Frost is capturing one of the defining qualities of home: the sense of unconditional belonging. Most places in the world are conditional. You are welcome as a guest, a customer, a colleague, as long as you fulfill a role. Home, as Frost frames it, is different. It is the one place where your claim to shelter does not depend on merit or invitation. The people there must receive you simply because you are theirs and they are yours.

Context

These lines are spoken by a character in the dramatic narrative poem The Death of the Hired Man, published in 1914 in Frost's second collection. The poem unfolds as a conversation between a husband and wife who are debating what to do about an old farmhand who has returned to them, sick and near death, having nowhere else to go. The husband's definition of home, quoted here, is offered as a somewhat wry or even grudging acknowledgment, while his wife counters with a gentler vision.
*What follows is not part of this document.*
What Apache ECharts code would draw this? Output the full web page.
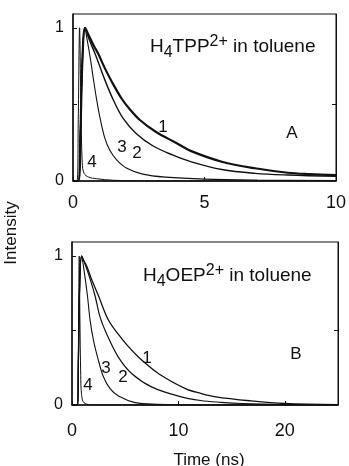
<!DOCTYPE html>
<html>
<head>
<meta charset="utf-8">
<script src="https://cdn.jsdelivr.net/npm/echarts@6/dist/echarts.min.js"></script>
<style>
html,body{margin:0;padding:0;background:#fff;}
#c{width:349px;height:466px;}
</style>
</head>
<body>
<div id="c"></div>
<script>
// Panel A: H4TPP2+ in toluene (time in ns, normalized intensity)
const a1 = [[0,0],[0.2,0],[0.28,0.3],[0.36,0.8],[0.46,1.0],[0.6,0.95],[0.8,0.88],[0.96,0.83],[1.2,0.74],[1.47,0.65],[1.84,0.54],[2.15,0.47],[2.53,0.40],[3.16,0.32],[3.91,0.25],[4.5,0.195],[5.66,0.126],[6.92,0.083],[8.17,0.054],[9.0,0.045],[10,0.038]];
const a2 = [[0,0],[0.2,0],[0.28,0.3],[0.36,0.8],[0.46,1.0],[0.6,0.93],[0.84,0.83],[1.21,0.66],[1.53,0.53],[1.9,0.41],[2.4,0.31],[3.03,0.23],[3.78,0.17],[4.5,0.125],[5.66,0.075],[6.92,0.05],[8.17,0.039],[10,0.03]];
const a3 = [[0,0],[0.2,0],[0.28,0.3],[0.36,0.8],[0.45,1.0],[0.55,0.91],[0.65,0.81],[0.78,0.66],[0.9,0.53],[1.03,0.41],[1.21,0.28],[1.4,0.20],[1.65,0.14],[2.03,0.085],[2.65,0.045],[3.53,0.025],[5,0.012],[7,0.006],[10,0.003]];
const a4 = [[0,0],[0.15,0],[0.2,0.4],[0.25,1.0],[0.3,0.5],[0.35,0.12],[0.42,0.05],[0.6,0.025],[0.9,0.015],[1.5,0.005],[3,0],[10,0]];
// Panel B: H4OEP2+ in toluene
const b1 = [[0,0],[0.5,0],[0.6,0.3],[0.72,0.8],[0.9,1.0],[1.1,0.97],[1.4,0.93],[1.8,0.85],[2.45,0.74],[3.42,0.57],[4.4,0.47],[5.2,0.40],[6.26,0.32],[6.9,0.28],[8.14,0.21],[10.66,0.11],[12.1,0.078],[13.5,0.055],[16.8,0.028],[20,0.01],[25,0.002]];
const b2 = [[0,0],[0.5,0],[0.6,0.3],[0.72,0.8],[0.9,1.0],[1.2,0.95],[1.5,0.89],[2.14,0.74],[2.64,0.59],[3.24,0.48],[4.37,0.32],[5.63,0.21],[7.52,0.12],[10,0.06],[12.1,0.03],[14,0.018],[16,0.01],[20,0.003],[25,0]];
const b3 = [[0,0],[0.5,0],[0.6,0.3],[0.72,0.8],[0.9,1.0],[1.1,0.92],[1.44,0.74],[1.7,0.57],[2.0,0.44],[2.48,0.30],[2.95,0.19],[3.58,0.11],[4.37,0.06],[5.94,0.016],[8,0.005],[12,0],[25,0]];
const b4 = [[0,0],[0.55,0],[0.62,0.6],[0.68,1.0],[0.74,0.6],[0.82,0.2],[0.9,0.07],[1.13,0.015],[2,0],[25,0]];
const xTicksA = [0,5,10];
const xTicksB = [0,10,20];
const yLabels = [0,1];
const yTicks = [0,0.5,1];

const FONT = '"Liberation Sans", Arial, Helvetica, sans-serif';
const INK = '#111';

const chart = echarts.init(document.getElementById('c'), null, {renderer:'canvas'});

function lineSeries(data, xi, w){
  return {type:'line', xAxisIndex:xi, yAxisIndex:xi*2, data:data, showSymbol:false, symbol:'none',
    smooth:0.35, lineStyle:{color:INK, width:w}, z:3, animation:false};
}
function xAx(grid, max, ticks, margin){
  return {type:'value', gridIndex:grid, min:0, max:max, interval: ticks[1]-ticks[0],
    axisLine:{show:true, onZero:false, lineStyle:{color:INK, width:1.5}},
    axisTick:{show:true, inside:true, length:4, lineStyle:{color:INK}},
    axisLabel:{show:true, color:INK, fontSize:18, fontFamily:FONT, margin:margin, customValues:ticks},
    splitLine:{show:false}};
}
function yAx(grid, max){
  return {type:'value', gridIndex:grid, min:0, max:max,
    axisLine:{show:true, onZero:false, lineStyle:{color:INK, width:1.5}},
    axisTick:{show:true, inside:true, length:4, lineStyle:{color:INK}, customValues:yTicks},
    axisLabel:{show:true, color:INK, fontSize:16, fontFamily:FONT, margin:9, customValues:yLabels},
    splitLine:{show:false}};
}
function yAxR(grid, max){
  return {type:'value', gridIndex:grid, min:0, max:max, position:'right',
    axisLine:{show:true, onZero:false, lineStyle:{color:INK, width:1}},
    axisTick:{show:true, inside:true, length:4, lineStyle:{color:INK}, customValues:[0.5]},
    axisLabel:{show:false}, splitLine:{show:false}};
}
function txt(x, y, s, size, extra){
  return Object.assign({type:'text', x:x, y:y, style:{text:s, fill:INK, font: size+'px '+FONT, textAlign:'center', textVerticalAlign:'middle'}, z:10}, extra||{});
}
const rich = {
  n:{fontSize:19, fontFamily:FONT, color:INK, lineHeight:27, verticalAlign:'middle'},
  sub:{fontSize:16, fontFamily:FONT, color:INK, lineHeight:27, verticalAlign:'bottom'},
  sup:{fontSize:16, fontFamily:FONT, color:INK, lineHeight:27, verticalAlign:'top'}
};
function title(x, y, s){
  return {type:'text', x:x, y:y, z:10, style:{text:s, rich:rich, fill:INK, font:'19px '+FONT, textAlign:'left', textVerticalAlign:'middle'}};
}

const option = {
  animation:false,
  backgroundColor:'#fff',
  grid:[
    {left:73, top:14, width:266, height:167, show:true, borderColor:INK, borderWidth:1, backgroundColor:'transparent'},
    {left:72, top:242, width:266, height:163, show:true, borderColor:INK, borderWidth:1, backgroundColor:'transparent'}
  ],
  xAxis:[ xAx(0, 10, xTicksA, 13), xAx(1, 25, xTicksB, 17) ],
  yAxis:[ yAx(0, 1.09), yAxR(0, 1.09), yAx(1, 1.094), yAxR(1, 1.094) ],
  series:[
    lineSeries(a1,0,2.2), lineSeries(a2,0,1.4), lineSeries(a3,0,1.1), lineSeries(a4,0,1),
    lineSeries(b1,1,1.3), lineSeries(b2,1,1.2), lineSeries(b3,1,1.1), lineSeries(b4,1,1)
  ],
  graphic:[
    title(150, 47, '{n|H}{sub|4}{n|TPP}{sup|2+}{n| in toluene}'),
    title(143, 276, '{n|H}{sub|4}{n|OEP}{sup|2+}{n| in toluene}'),
    txt(292, 133, 'A', 17), txt(296, 354, 'B', 17),
    txt(163, 127, '1', 17), txt(122, 147, '3', 17), txt(137, 153, '2', 17), txt(92, 162, '4', 17),
    txt(147, 358, '1', 17), txt(106, 368, '3', 17), txt(123, 377, '2', 17), txt(88, 385, '4', 17),
    txt(209, 460, 'Time (ns)', 17),
    {type:'text', x:11, y:233, rotation:Math.PI/2, z:10, style:{text:'Intensity', fill:INK, font:'17px '+FONT, textAlign:'center', textVerticalAlign:'middle'}}
  ]
};
chart.setOption(option);
</script>
</body>
</html>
The tension between the two definitions gives the poem its emotional depth.

About the author

Robert Frost was an American poet born in 1874 and died in 1963. He is one of the most beloved figures in American literary history, known for poems that use the landscapes and rural life of New England to explore universal human themes. He received the Pulitzer Prize for Poetry four times, a record, and was invited to read at the inauguration of President John F. Kennedy in 1961. Beneath his plain-spoken style lies a body of work rich with ambiguity, irony, and philosophical weight.